Pentagon chiefs: don't cut defense too deeply

The Pentagon's top civilian and military leaders implored Congress Wednesday not to cut too deeply into military spending, plunging into a heated political debate over how to curtail defense costs without imperiling U.S. strategic interests at a time the military is fighting two wars.

"We shrink from our global security responsibilities at our peril," Defense Secretary Robert Gates told the House Armed Services Committee. "Retrenchment brought about by short-sighted cuts could well lead to costlier and more tragic consequences later -- indeed as they always have in the past."

Gates and Adm. Mike Mullen, chairman of the Joint Chiefs of Staff, are trying to strike a balance between constraining future defense budgets as part of a government-wide effort to reduce budget deficits and preserving U.S. military power. One of the more controversial elements of the administration' proposed 2012 budget is a plan to reduce the size of the Army and Marine Corps starting in 2015.
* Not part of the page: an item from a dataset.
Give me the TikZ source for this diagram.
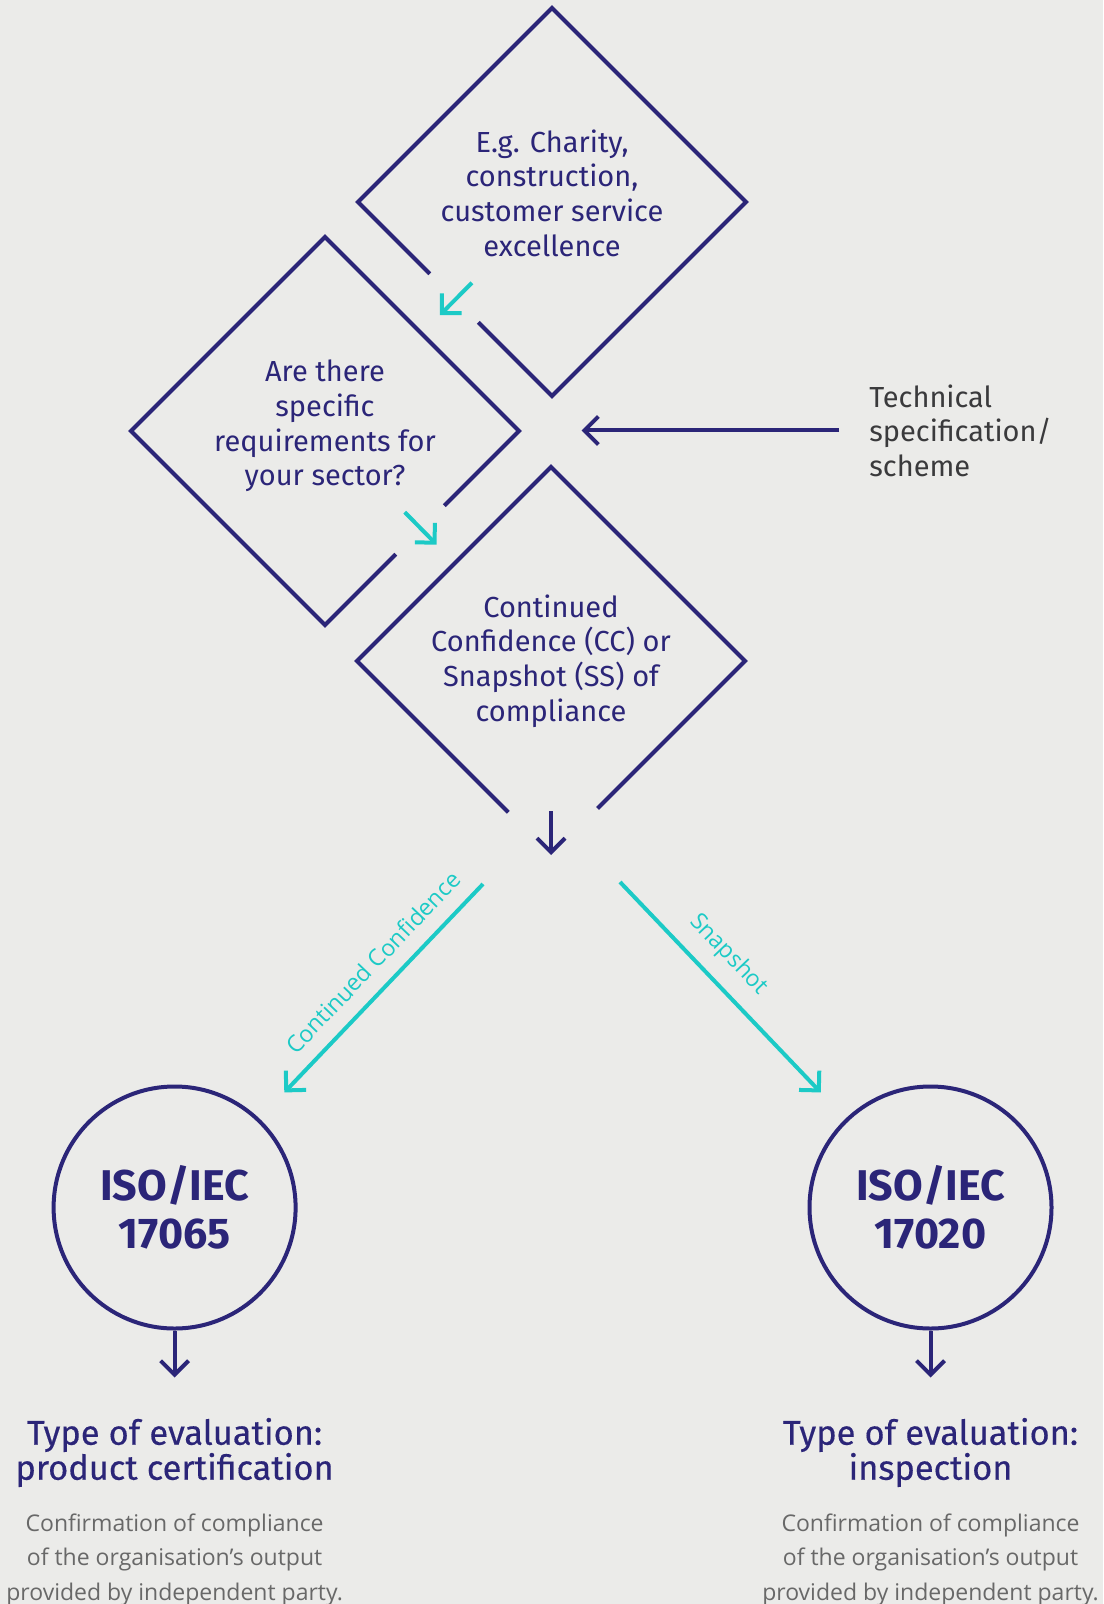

Gates said the Pentagon is asking for $553 billion for the budget year that begins Oct. 1, plus $118 billion in war costs. He also is asserting that the Pentagon will face a crisis if the Congress does not pass a new defense budget for the current year or passes one with significantly reduced funding. So far this year the Pentagon has been required to operate on last year's budget. He said the Pentagon can get by with as little as $540 billion this year.
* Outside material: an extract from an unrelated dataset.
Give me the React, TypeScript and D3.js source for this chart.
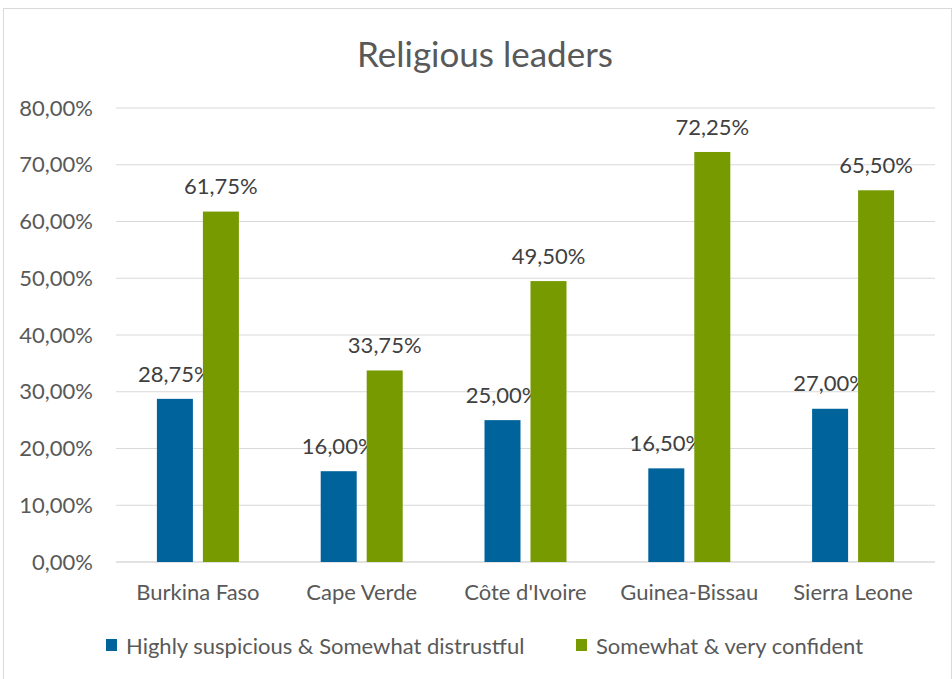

The committee chairman, Rep. Howard "Buck" McKeon, R-Calif., told Gates and Mullen that it is premature to be reducing the size of the Army and Marine Corps.

"I cannot in good conscience ask them to do more with less," McKeon said.

Marshaling his counter-argument, Gates told the panel that the Army and Marine Corps can be reduced "with minimal risk," given that far fewer troops will be deployed abroad when forces are drawn down from war zones. He said that one year ago 190,000 troops were stationed in Iraq or Afghanistan, and that by the end of this year the total will be slightly below 100,000. That will mean more time at home between overseas deployments for much of the force, Gates added.

Noting also that the reductions would not start until 2015, Gates said the date is far enough in the future to enable the Pentagon to adjust if circumstances change.

Gates said the major assumption upon which the troop cut decision was based is that the U.S. will have ended its combat role in Afghanistan by the end of 2014. The Pentagon probably will know by late 2012 or early 2013 whether that assumption is valid, and if it is not, the troop cut decision could be reversed, he said.

Gates added that the Marine Corps' top leadership recommended that their service be shrunk. They believe that once they are out of Afghanistan, the Corps will be too large to fulfill its traditional missions, he said.

In his testimony, Mullen said he supported the administration's controversial proposal to increase some health care costs for working-age military retirees. He called the increases "modest and manageable," and noted that the heads of all the armed services support the proposed increases.

Mullen also said it would be a mistake to reduce U.S. military aid to Egypt in the aftermath of its revolution.